Task details:
Copy all of the material word for word, except for the pictures.

Supplied material:
◇ ◇ ◇
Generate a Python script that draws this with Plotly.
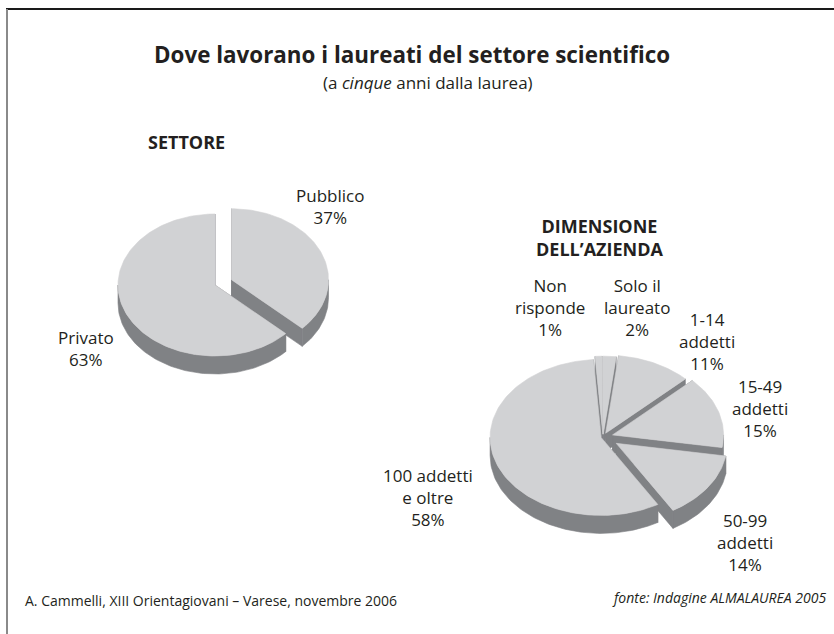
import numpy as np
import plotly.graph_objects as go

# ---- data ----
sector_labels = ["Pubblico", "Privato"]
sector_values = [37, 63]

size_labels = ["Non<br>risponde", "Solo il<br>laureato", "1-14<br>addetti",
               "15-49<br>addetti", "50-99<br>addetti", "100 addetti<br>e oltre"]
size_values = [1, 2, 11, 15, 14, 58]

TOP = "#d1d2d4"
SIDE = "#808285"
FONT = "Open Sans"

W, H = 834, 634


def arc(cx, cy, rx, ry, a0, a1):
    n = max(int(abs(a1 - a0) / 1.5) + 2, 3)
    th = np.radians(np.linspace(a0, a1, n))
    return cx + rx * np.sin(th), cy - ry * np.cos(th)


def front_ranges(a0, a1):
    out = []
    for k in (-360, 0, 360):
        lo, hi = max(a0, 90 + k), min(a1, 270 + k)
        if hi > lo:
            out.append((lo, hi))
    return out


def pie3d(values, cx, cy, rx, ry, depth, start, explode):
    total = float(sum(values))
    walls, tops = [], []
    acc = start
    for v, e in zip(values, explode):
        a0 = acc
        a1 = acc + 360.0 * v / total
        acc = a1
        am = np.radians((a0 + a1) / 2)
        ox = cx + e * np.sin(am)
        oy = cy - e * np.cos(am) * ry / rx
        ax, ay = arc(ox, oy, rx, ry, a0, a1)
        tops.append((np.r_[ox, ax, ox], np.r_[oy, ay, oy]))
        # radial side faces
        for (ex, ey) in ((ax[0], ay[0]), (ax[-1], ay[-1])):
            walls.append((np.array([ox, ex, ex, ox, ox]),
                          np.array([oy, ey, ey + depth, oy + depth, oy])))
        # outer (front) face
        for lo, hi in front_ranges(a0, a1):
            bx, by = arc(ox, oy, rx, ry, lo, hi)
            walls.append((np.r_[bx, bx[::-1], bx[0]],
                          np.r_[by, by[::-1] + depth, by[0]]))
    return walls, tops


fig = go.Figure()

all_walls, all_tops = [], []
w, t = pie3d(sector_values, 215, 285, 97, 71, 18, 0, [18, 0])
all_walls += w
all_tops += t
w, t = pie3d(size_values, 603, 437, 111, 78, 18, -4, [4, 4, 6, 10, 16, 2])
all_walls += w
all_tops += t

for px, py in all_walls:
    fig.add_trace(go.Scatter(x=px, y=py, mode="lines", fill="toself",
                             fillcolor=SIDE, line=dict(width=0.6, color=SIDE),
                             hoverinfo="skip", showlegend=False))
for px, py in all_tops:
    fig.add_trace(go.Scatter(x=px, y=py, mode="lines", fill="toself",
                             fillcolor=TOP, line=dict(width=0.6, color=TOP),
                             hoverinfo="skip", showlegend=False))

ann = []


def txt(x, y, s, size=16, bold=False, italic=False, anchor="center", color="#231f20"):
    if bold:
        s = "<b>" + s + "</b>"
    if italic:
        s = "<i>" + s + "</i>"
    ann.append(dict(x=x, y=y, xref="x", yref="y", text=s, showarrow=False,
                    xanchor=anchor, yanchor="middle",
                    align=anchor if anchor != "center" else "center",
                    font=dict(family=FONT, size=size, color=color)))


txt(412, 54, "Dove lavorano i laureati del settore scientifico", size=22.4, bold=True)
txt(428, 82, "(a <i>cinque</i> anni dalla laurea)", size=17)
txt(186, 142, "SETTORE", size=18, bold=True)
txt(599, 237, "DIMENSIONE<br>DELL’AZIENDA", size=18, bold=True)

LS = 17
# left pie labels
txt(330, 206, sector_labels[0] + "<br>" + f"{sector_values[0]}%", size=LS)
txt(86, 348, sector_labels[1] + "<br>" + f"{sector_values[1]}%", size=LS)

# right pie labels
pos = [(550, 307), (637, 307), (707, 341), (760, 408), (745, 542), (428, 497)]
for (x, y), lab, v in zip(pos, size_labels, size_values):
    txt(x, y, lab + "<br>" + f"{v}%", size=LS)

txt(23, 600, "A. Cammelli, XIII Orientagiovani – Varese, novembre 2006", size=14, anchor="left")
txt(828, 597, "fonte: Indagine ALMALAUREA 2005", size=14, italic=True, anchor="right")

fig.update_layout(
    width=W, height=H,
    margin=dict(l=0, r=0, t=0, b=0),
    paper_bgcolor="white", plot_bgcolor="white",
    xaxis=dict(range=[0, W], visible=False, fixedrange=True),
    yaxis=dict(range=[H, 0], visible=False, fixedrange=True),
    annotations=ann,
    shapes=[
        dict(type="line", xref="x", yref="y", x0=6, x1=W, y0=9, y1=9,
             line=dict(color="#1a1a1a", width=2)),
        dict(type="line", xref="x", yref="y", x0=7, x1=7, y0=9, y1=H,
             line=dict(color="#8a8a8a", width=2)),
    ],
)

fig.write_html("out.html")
◇ ◇ ◇
Full answer:
Generate a Python script that draws this with Plotly.
import numpy as np
import plotly.graph_objects as go

# ---- data ----
sector_labels = ["Pubblico", "Privato"]
sector_values = [37, 63]

size_labels = ["Non<br>risponde", "Solo il<br>laureato", "1-14<br>addetti",
               "15-49<br>addetti", "50-99<br>addetti", "100 addetti<br>e oltre"]
size_values = [1, 2, 11, 15, 14, 58]

TOP = "#d1d2d4"
SIDE = "#808285"
FONT = "Open Sans"

W, H = 834, 634


def arc(cx, cy, rx, ry, a0, a1):
    n = max(int(abs(a1 - a0) / 1.5) + 2, 3)
    th = np.radians(np.linspace(a0, a1, n))
    return cx + rx * np.sin(th), cy - ry * np.cos(th)


def front_ranges(a0, a1):
    out = []
    for k in (-360, 0, 360):
        lo, hi = max(a0, 90 + k), min(a1, 270 + k)
        if hi > lo:
            out.append((lo, hi))
    return out


def pie3d(values, cx, cy, rx, ry, depth, start, explode):
    total = float(sum(values))
    walls, tops = [], []
    acc = start
    for v, e in zip(values, explode):
        a0 = acc
        a1 = acc + 360.0 * v / total
        acc = a1
        am = np.radians((a0 + a1) / 2)
        ox = cx + e * np.sin(am)
        oy = cy - e * np.cos(am) * ry / rx
        ax, ay = arc(ox, oy, rx, ry, a0, a1)
        tops.append((np.r_[ox, ax, ox], np.r_[oy, ay, oy]))
        # radial side faces
        for (ex, ey) in ((ax[0], ay[0]), (ax[-1], ay[-1])):
            walls.append((np.array([ox, ex, ex, ox, ox]),
                          np.array([oy, ey, ey + depth, oy + depth, oy])))
        # outer (front) face
        for lo, hi in front_ranges(a0, a1):
            bx, by = arc(ox, oy, rx, ry, lo, hi)
            walls.append((np.r_[bx, bx[::-1], bx[0]],
                          np.r_[by, by[::-1] + depth, by[0]]))
    return walls, tops


fig = go.Figure()

all_walls, all_tops = [], []
w, t = pie3d(sector_values, 215, 285, 97, 71, 18, 0, [18, 0])
all_walls += w
all_tops += t
w, t = pie3d(size_values, 603, 437, 111, 78, 18, -4, [4, 4, 6, 10, 16, 2])
all_walls += w
all_tops += t

for px, py in all_walls:
    fig.add_trace(go.Scatter(x=px, y=py, mode="lines", fill="toself",
                             fillcolor=SIDE, line=dict(width=0.6, color=SIDE),
                             hoverinfo="skip", showlegend=False))
for px, py in all_tops:
    fig.add_trace(go.Scatter(x=px, y=py, mode="lines", fill="toself",
                             fillcolor=TOP, line=dict(width=0.6, color=TOP),
                             hoverinfo="skip", showlegend=False))

ann = []


def txt(x, y, s, size=16, bold=False, italic=False, anchor="center", color="#231f20"):
    if bold:
        s = "<b>" + s + "</b>"
    if italic:
        s = "<i>" + s + "</i>"
    ann.append(dict(x=x, y=y, xref="x", yref="y", text=s, showarrow=False,
                    xanchor=anchor, yanchor="middle",
                    align=anchor if anchor != "center" else "center",
                    font=dict(family=FONT, size=size, color=color)))


txt(412, 54, "Dove lavorano i laureati del settore scientifico", size=22.4, bold=True)
txt(428, 82, "(a <i>cinque</i> anni dalla laurea)", size=17)
txt(186, 142, "SETTORE", size=18, bold=True)
txt(599, 237, "DIMENSIONE<br>DELL’AZIENDA", size=18, bold=True)

LS = 17
# left pie labels
txt(330, 206, sector_labels[0] + "<br>" + f"{sector_values[0]}%", size=LS)
txt(86, 348, sector_labels[1] + "<br>" + f"{sector_values[1]}%", size=LS)

# right pie labels
pos = [(550, 307), (637, 307), (707, 341), (760, 408), (745, 542), (428, 497)]
for (x, y), lab, v in zip(pos, size_labels, size_values):
    txt(x, y, lab + "<br>" + f"{v}%", size=LS)

txt(23, 600, "A. Cammelli, XIII Orientagiovani – Varese, novembre 2006", size=14, anchor="left")
txt(828, 597, "fonte: Indagine ALMALAUREA 2005", size=14, italic=True, anchor="right")

fig.update_layout(
    width=W, height=H,
    margin=dict(l=0, r=0, t=0, b=0),
    paper_bgcolor="white", plot_bgcolor="white",
    xaxis=dict(range=[0, W], visible=False, fixedrange=True),
    yaxis=dict(range=[H, 0], visible=False, fixedrange=True),
    annotations=ann,
    shapes=[
        dict(type="line", xref="x", yref="y", x0=6, x1=W, y0=9, y1=9,
             line=dict(color="#1a1a1a", width=2)),
        dict(type="line", xref="x", yref="y", x0=7, x1=7, y0=9, y1=H,
             line=dict(color="#8a8a8a", width=2)),
    ],
)

fig.write_html("out.html")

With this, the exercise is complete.